For $$x^{2}-3x+p=0$$ :   $$\alpha+\beta=3,\qquad \alpha\beta=p.$$

For $$x^{2}-6x+q=0$$ :   $$\gamma+\delta=6,\qquad \gamma\delta=q.$$

It is stated that $$\alpha,\;\beta,\;\gamma,\;\delta$$ form a geometric progression.

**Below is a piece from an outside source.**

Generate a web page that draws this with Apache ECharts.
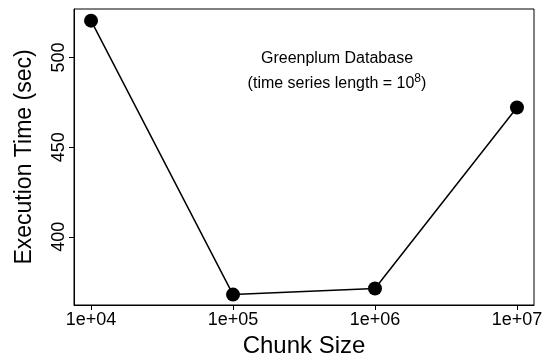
<!DOCTYPE html>
<html>
<head>
<meta charset="utf-8">
<script src="https://cdn.jsdelivr.net/npm/echarts@6/dist/echarts.min.js"></script>
<style>
  html, body { margin: 0; padding: 0; background: #fff; }
  #chart { width: 545px; height: 358px; }
</style>
</head>
<body>
<div id="chart"></div>
<script>
  // data
  const chunkSizes = [1e4, 1e5, 1e6, 1e7];
  const execTimes = [520.5, 367.8, 371.2, 472.1];
  const xTicks = [1e4, 1e5, 1e6, 1e7];
  const yTicks = [400, 450, 500];

  const font = "'Liberation Sans', Arial, Helvetica, sans-serif";

  let chart = echarts.init(document.getElementById('chart'), null, { renderer: 'canvas' });

  chart.setOption({
    backgroundColor: '#fff',
    animation: false,
    title: {
      text: 'Greenplum Database',
      subtext: '{m|(time series length = 10}{sup|8}{m|)}',
      left: 332,
      top: 46,
      textAlign: 'center',
      itemGap: 6,
      textStyle: { fontFamily: font, fontSize: 16, fontWeight: 'normal', color: '#000' },
      subtextStyle: {
        fontFamily: font, fontSize: 16, color: '#000',
        rich: {
          m: { fontFamily: font, fontSize: 16, color: '#000', verticalAlign: 'bottom', lineHeight: 18 },
          sup: { fontFamily: font, fontSize: 12, color: '#000', verticalAlign: 'bottom', padding: [0, 0, 7, 0] }
        }
      }
    },
    grid: {
      left: 74, right: 11, top: 9, bottom: 53,
      show: true, borderColor: '#000', borderWidth: 1,
      containLabel: false,
      outerBoundsMode: 'none'
    },
    xAxis: {
      type: 'log',
      logBase: 10,
      min: Math.pow(10, 3.88),
      max: Math.pow(10, 7.12),
      name: 'Chunk Size',
      nameLocation: 'middle',
      nameGap: 28,
      nameTextStyle: { fontFamily: font, fontSize: 24, color: '#000' },
      axisLine: { show: true, lineStyle: { color: '#000', width: 1 } },
      axisTick: { show: true, length: 5, customValues: xTicks, lineStyle: { color: '#000' } },
      axisLabel: {
        customValues: xTicks,
        margin: 6,
        fontFamily: font, fontSize: 18, color: '#000',
        formatter: function (v) {
          let e = Math.round(Math.log10(v));
          return '1e+' + String(e).padStart(2, '0');
        }
      },
      splitLine: { show: false },
      minorTick: { show: false }
    },
    yAxis: {
      type: 'value',
      min: 362,
      max: 527,
      name: 'Execution Time (sec)',
      nameLocation: 'middle',
      nameGap: 38,
      nameTextStyle: { fontFamily: font, fontSize: 23, color: '#000' },
      axisLine: { show: true, lineStyle: { color: '#000', width: 1 } },
      axisTick: { show: true, length: 5, customValues: yTicks, lineStyle: { color: '#000' } },
      axisLabel: {
        customValues: yTicks,
        rotate: 90,
        margin: 6,
        fontFamily: font, fontSize: 18, color: '#000'
      },
      splitLine: { show: false }
    },
    series: [{
      type: 'line',
      data: chunkSizes.map((c, i) => [c, execTimes[i]]),
      symbol: 'circle',
      symbolSize: 14,
      lineStyle: { color: '#000', width: 1.5 },
      itemStyle: { color: '#000' },
      emphasis: { disabled: true }
    }]
  });
</script>
</body>
</html>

So, introducing the common ratio $$r,$$ we can write the four consecutive terms as

$$\alpha,\qquad \beta=\alpha r,\qquad \gamma=\alpha r^{2},\qquad \delta=\alpha r^{3}.$$

Now we put these expressions into the two sum-of-roots equations obtained above.

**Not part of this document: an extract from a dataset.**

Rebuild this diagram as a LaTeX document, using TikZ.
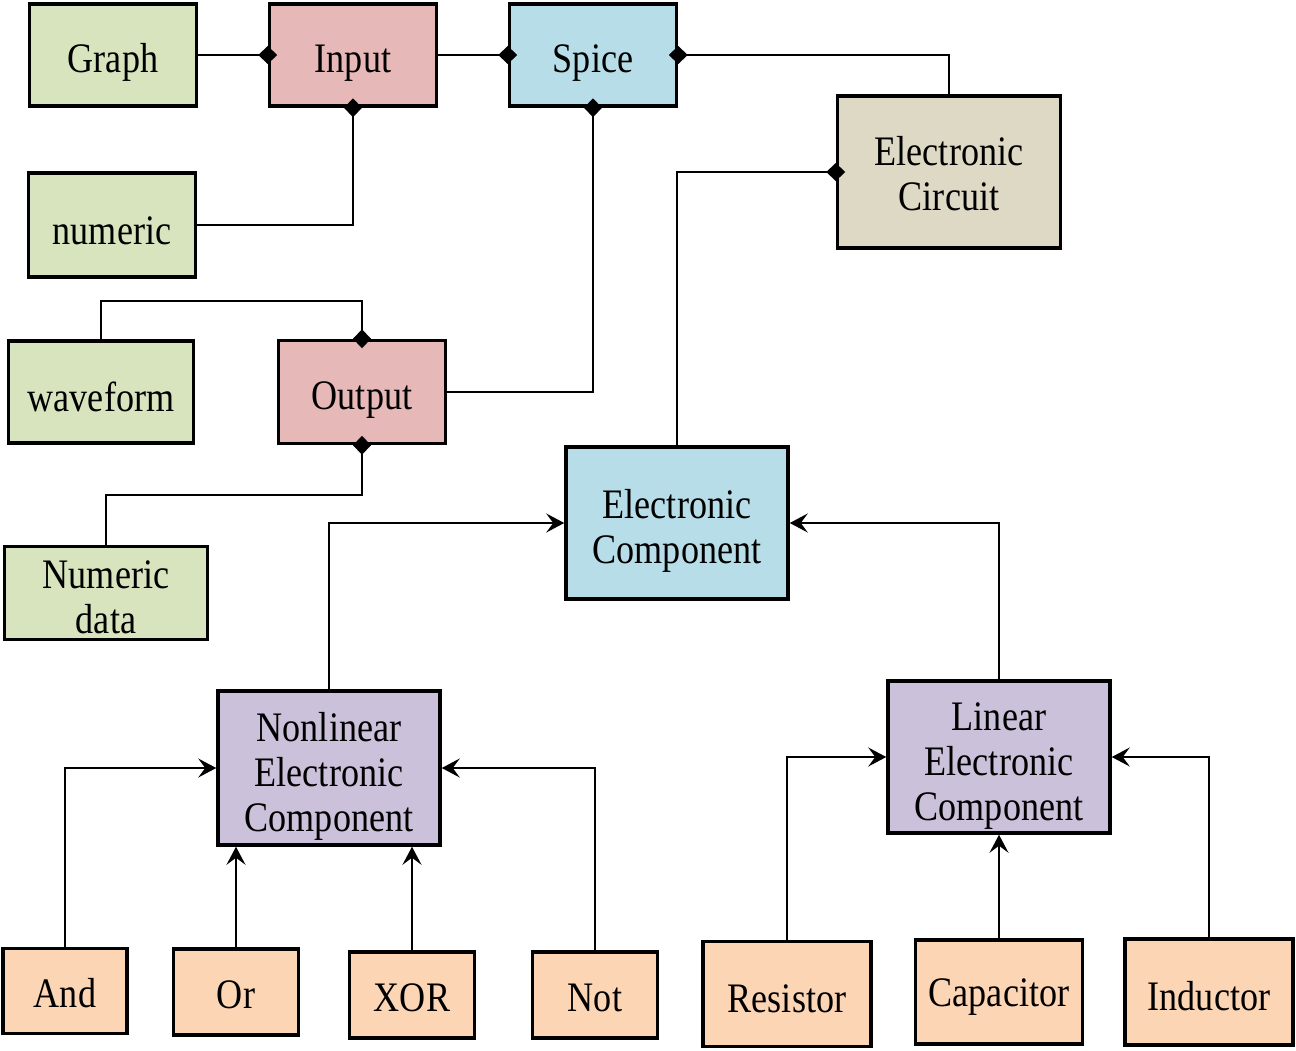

First, from $$\alpha+\beta=3$$ we have

$$\alpha+\alpha r=3 \;\;\Longrightarrow\;\; \alpha(1+r)=3 \;\;\Longrightarrow\;\; \alpha=\dfrac{3}{1+r}.$$

Second, from $$\gamma+\delta=6$$ we substitute $$\gamma=\alpha r^{2}$$ and $$\delta=\alpha r^{3}$$ to get

$$\alpha r^{2}+\alpha r^{3}=6 \;\;\Longrightarrow\;\; \alpha r^{2}(1+r)=6.$$

Replacing $$\alpha$$ by $$\dfrac{3}{1+r}$$ from the first relation, we obtain

$$\dfrac{3}{1+r}\,r^{2}(1+r)=6 \;\;\Longrightarrow\;\; 3r^{2}=6 \;\;\Longrightarrow\;\; r^{2}=2.$$

Thus $$r=\sqrt{2}$$ or $$r=-\sqrt{2}.$$ Either choice will eventually give the same ratio, because only even powers of $$r$$ will survive in the final expression. For definiteness we proceed with $$r=\sqrt{2}.$$

Next we find $$p=\alpha\beta$$. Using $$\beta=\alpha r,$$

$$p=\alpha\beta=\alpha(\alpha r)=\alpha^{2}r.$$

Since $$\alpha=\dfrac{3}{1+r},$$ this becomes

$$p=\left(\dfrac{3}{1+r}\right)^{2}r=\dfrac{9r}{(1+r)^{2}}.$$

To compute $$q=\gamma\delta,$$ we notice that

$$q=\gamma\delta=(\alpha r^{2})(\alpha r^{3})=\alpha^{2}r^{5}.$$

But $$\alpha^{2}r$$ has already appeared above as $$p,$$ so we write

$$q=p\,r^{4}.$$

Because $$r^{2}=2,$$ we have $$r^{4}=(r^{2})^{2}=2^{2}=4,$$ and therefore

$$q=4p.$$

Now we form the required ratio $$(2q+p):(2q-p).$$ First compute each linear combination in terms of $$p$$ only:

$$2q+p=2(4p)+p=8p+p=9p,$$

$$2q-p=2(4p)-p=8p-p=7p.$$

Hence

$$(2q+p):(2q-p)=9p:7p=9:7.$$

Therefore the desired ratio is $$9:7,$$ which corresponds to Option B.

Hence, the correct answer is Option B.